Questa operazione si chiama "misurazione di
frequenza": ciò che possiamo misurare è la frequenza assoluta, quante
volte effettivamente una certa modalità compare, e frequenza relativa, il
rapporto tra la frequenza assoluta e il numero totale delle rilevazioni
effettuate.
Il complesso delle diverse modalità e delle rispettive
frequenze con cui un determinato carattere si manifesta in una popolazione è
detto distribuzione di frequenze o distribuzione statistica. Conoscere la
frequenza assoluta o relativa di un fenomeno costituisce comunque una
necessaria base di partenza per valutarne l'impatto sociale, avanzare
spiegazioni o previsioni, suggerire possibili strategie di intervento.
Le distribuzioni statistiche possono essere rappresentate
con tabelle oppure tramite grafici, cioè figure che ne rappresentano
simbolicamente le caratteristiche.
La validità della ricerca
Per lo studioso che conduce una ricerca è importante avere
la certezza che essa risponda a requisiti di "validità". Questo
concetto si specifica in due ulteriori questioni: la validità degli strumenti
impiegati e quella dei risultati a cui si approda.

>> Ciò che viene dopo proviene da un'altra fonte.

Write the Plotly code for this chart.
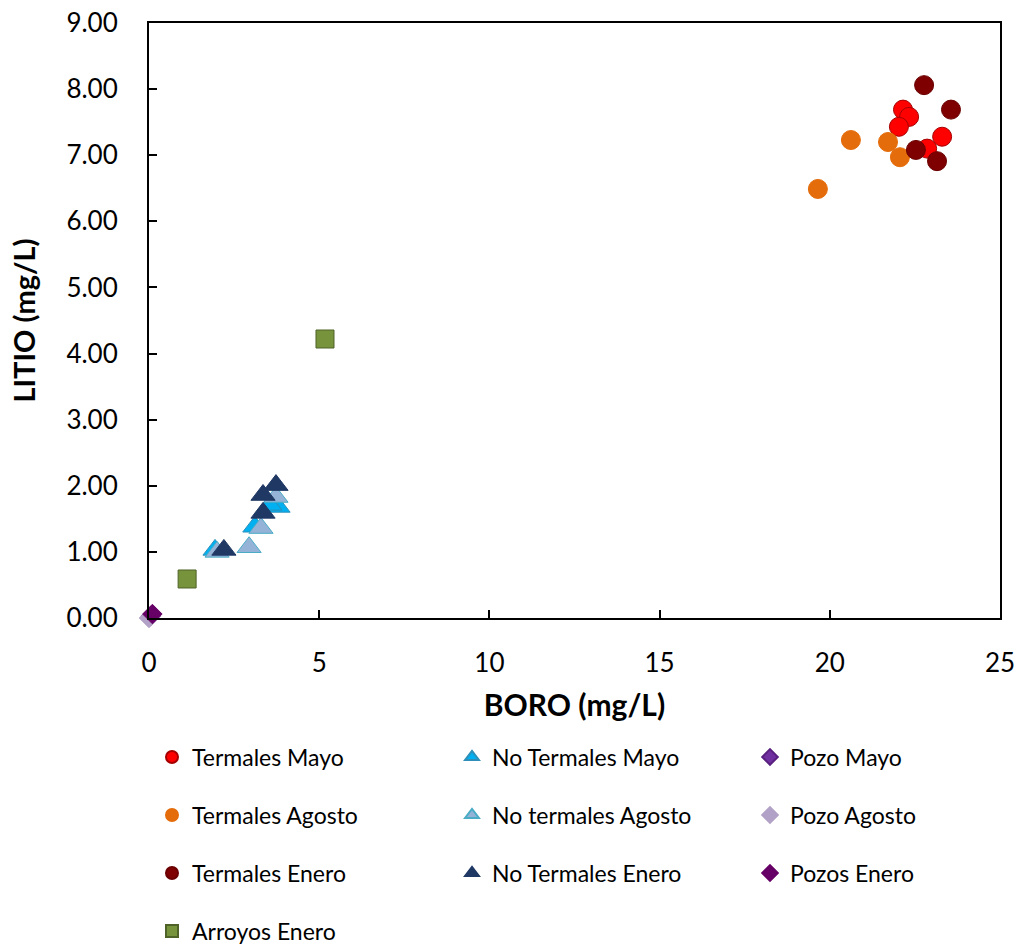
import plotly.graph_objects as go

# Data (BORO mg/L, LITIO mg/L)
termales_mayo_x = [22.15, 22.33, 22.03, 23.30, 22.86]
termales_mayo_y = [7.69, 7.58, 7.43, 7.28, 7.10]

no_termales_mayo_x = [3.79, 3.55, 3.11, 1.94]
no_termales_mayo_y = [1.68, 1.71, 1.38, 1.03]

pozo_mayo_x = [0.05]
pozo_mayo_y = [0.03]

termales_agosto_x = [20.62, 21.71, 22.06, 19.65]
termales_agosto_y = [7.23, 7.20, 6.97, 6.49]

no_termales_agosto_x = [3.73, 3.29, 2.94, 2.00]
no_termales_agosto_y = [1.83, 1.36, 1.07, 1.00]

pozo_agosto_x = [0.0]
pozo_agosto_y = [0.0]

termales_enero_x = [22.77, 23.56, 22.53, 23.15]
termales_enero_y = [8.06, 7.69, 7.08, 6.91]

no_termales_enero_x = [3.73, 3.35, 3.35, 2.20]
no_termales_enero_y = [2.01, 1.86, 1.59, 1.03]

pozos_enero_x = [0.10]
pozos_enero_y = [0.06]

arroyos_enero_x = [1.12, 5.17]
arroyos_enero_y = [0.59, 4.22]

FONT = "Lato"

# name, x, y, symbol, size, fill, outline, legend row, legend column
series = [
    ("Termales Mayo", termales_mayo_x, termales_mayo_y, "circle", 19, "#FF0000", "#A50000", 0, 0),
    ("No Termales Mayo", no_termales_mayo_x, no_termales_mayo_y, "triangle-up", 21, "#00B0F0", "#2E8FB8", 0, 1),
    ("Pozo Mayo", pozo_mayo_x, pozo_mayo_y, "diamond", 15, "#7030A0", "#5A2080", 0, 2),
    ("Termales Agosto", termales_agosto_x, termales_agosto_y, "circle", 19, "#E46C0A", "#E46C0A", 1, 0),
    ("No termales Agosto", no_termales_agosto_x, no_termales_agosto_y, "triangle-up", 21, "#95B3D7", "#4BACC6", 1, 1),
    ("Pozo Agosto", pozo_agosto_x, pozo_agosto_y, "diamond", 15, "#B3A2C7", "#B3A2C7", 1, 2),
    ("Termales Enero", termales_enero_x, termales_enero_y, "circle", 19, "#7F0000", "#6A0000", 2, 0),
    ("No Termales Enero", no_termales_enero_x, no_termales_enero_y, "triangle-up", 21, "#1F3864", "#1F3864", 2, 1),
    ("Pozos Enero", pozos_enero_x, pozos_enero_y, "diamond", 15, "#660066", "#660066", 2, 2),
    ("Arroyos Enero", arroyos_enero_x, arroyos_enero_y, "square", 18, "#77933C", "#4F6228", 3, 0),
]

W, H = 1019, 945
ML, MR, MT, MB = 149, 19, 23, 327
plot_w = W - ML - MR
plot_h = H - MT - MB

row_px = [757, 815, 873, 931]
col_px = [152, 452, 750]

fig = go.Figure()
legends = {}
for i, (name, xs, ys, sym, size, fill, line, r, c) in enumerate(series):
    key = "legend" if i == 0 else f"legend{i + 1}"
    fig.add_trace(go.Scatter(
        x=xs, y=ys, mode="markers", name=name, legend=key,
        cliponaxis=False,
        marker=dict(symbol=sym, size=size, color=fill,
                    line=dict(color=line, width=1)),
    ))
    legends[key] = dict(
        orientation="h",
        x=(col_px[c] - ML) / plot_w, xanchor="left",
        y=(H - MB - row_px[r]) / plot_h, yanchor="middle",
        font=dict(family=FONT, size=23, color="black"),
        bgcolor="rgba(0,0,0,0)", itemsizing="constant",
    )

axis_common = dict(
    showline=True, linecolor="black", linewidth=2, mirror=True,
    ticks="inside", ticklen=8, tickwidth=1.5, tickcolor="black",
    showgrid=False, zeroline=False,
    tickfont=dict(family=FONT, size=26, color="black"),
)

fig.update_xaxes(range=[0, 25], dtick=5, tick0=0, ticklabelstandoff=21,
                 title=dict(text="<b>BORO (mg/L)</b>", font=dict(family=FONT, size=30, color="black"), standoff=18),
                 **axis_common)
fig.update_yaxes(range=[0, 9], dtick=1, tick0=0, tickformat=".2f", ticklabelstandoff=24,
                 title=dict(text="<b>LITIO (mg/L)</b>", font=dict(family=FONT, size=29, color="black"), standoff=22),
                 **axis_common)

fig.update_layout(
    width=W, height=H,
    margin=dict(l=ML, r=MR, t=MT, b=MB, autoexpand=False),
    paper_bgcolor="white", plot_bgcolor="white",
    showlegend=True,
    **legends,
)

fig.write_html("out.html")
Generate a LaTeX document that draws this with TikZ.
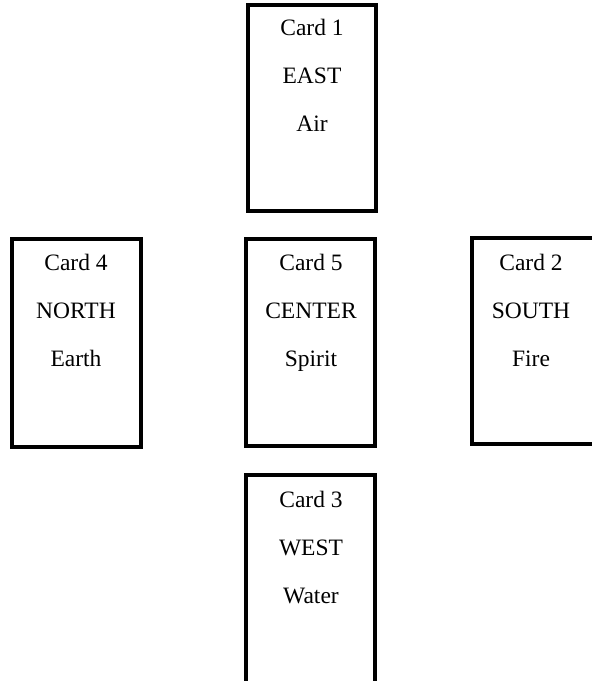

Uno strumento è valido se misura effettivamente, e in modo
preciso, ciò che intende rilevare.
In psicologia, ad esempio, da un test per la misurazione
dell'intelligenza ci si aspetta che misuri effettivamente ciò che intende
rilevare - il quoziente intellettivo dell'individuo — e non altre
caratteristiche, come la creatività o l'attitudine a svolgere un determinato
compito; da un questionario predisposto per un'inchiesta sulla pratica
religiosa all'interno di una determinata popolazione, ci si attende che dia
informazioni su quello specifico fattore che intendiamo indagare, e non su
altri. Tuttavia è pur vero che, soprattutto in sociologia, può capitare che uno
strumento predisposto per rilevare un certo fattore possa dare informazioni
supplementari e impreviste su altri aspetti del fenomeno.
Nel 1972 gli studiosi statunitensi Morris Rosenberg e
Roberta Simmons interpellarono un gruppo di studenti di Baltimora per conoscere
la loro posizione nei confronti delle persone di colore. I dati emersi dalla
loro inchiesta contenevano però molte informazioni supplementari di ordine
socio-demografico Su tale materiale lavorarono alcuni anni dopo altri due
studiosi, Janet e Larry Hunt, studiando in particolare il rapporto tra
l'assenza della figura paterna in famiglia e la socializzazione delle ragazze
ai ruoli femminili.
Se si parla dei risultati ottenuti, possiamo banalmente
affermare che una ricerca è valida se i risultati a cui approda sono esatti,
cioè se rispecchiano l'effettiva realtà delle cose.
Bisogna però distinguere tra "validità interna" e
"validità esterna”.
- · Si parla di validità interna quando le conclusioni di una ricerca sono valide almeno all'interno dell'ambito in cui è stata condotta. Perché ciò si verifichi non è sufficiente che siano impiegati strumenti validi, ma occorre anche che sia adeguata la condotta del ricercatore e che i risultati siano stati registrati correttamente.
- · Si parla invece di validità esterna quando i risultati di una ricerca si possono estendere a situazioni diverse da quella in cui è stata condotta. Il problema si pone soprattutto per gli studi fatti in laboratorio: condurre un esperimento o predisporre un'osservazione in un ambiente artificioso, appositamente predisposto dallo studioso, se da un lato ha il pregio di conferire maggior rigore alla ricerca, dall'altro può produrre conclusioni difficilmente trasferibili nella realtà quotidiana.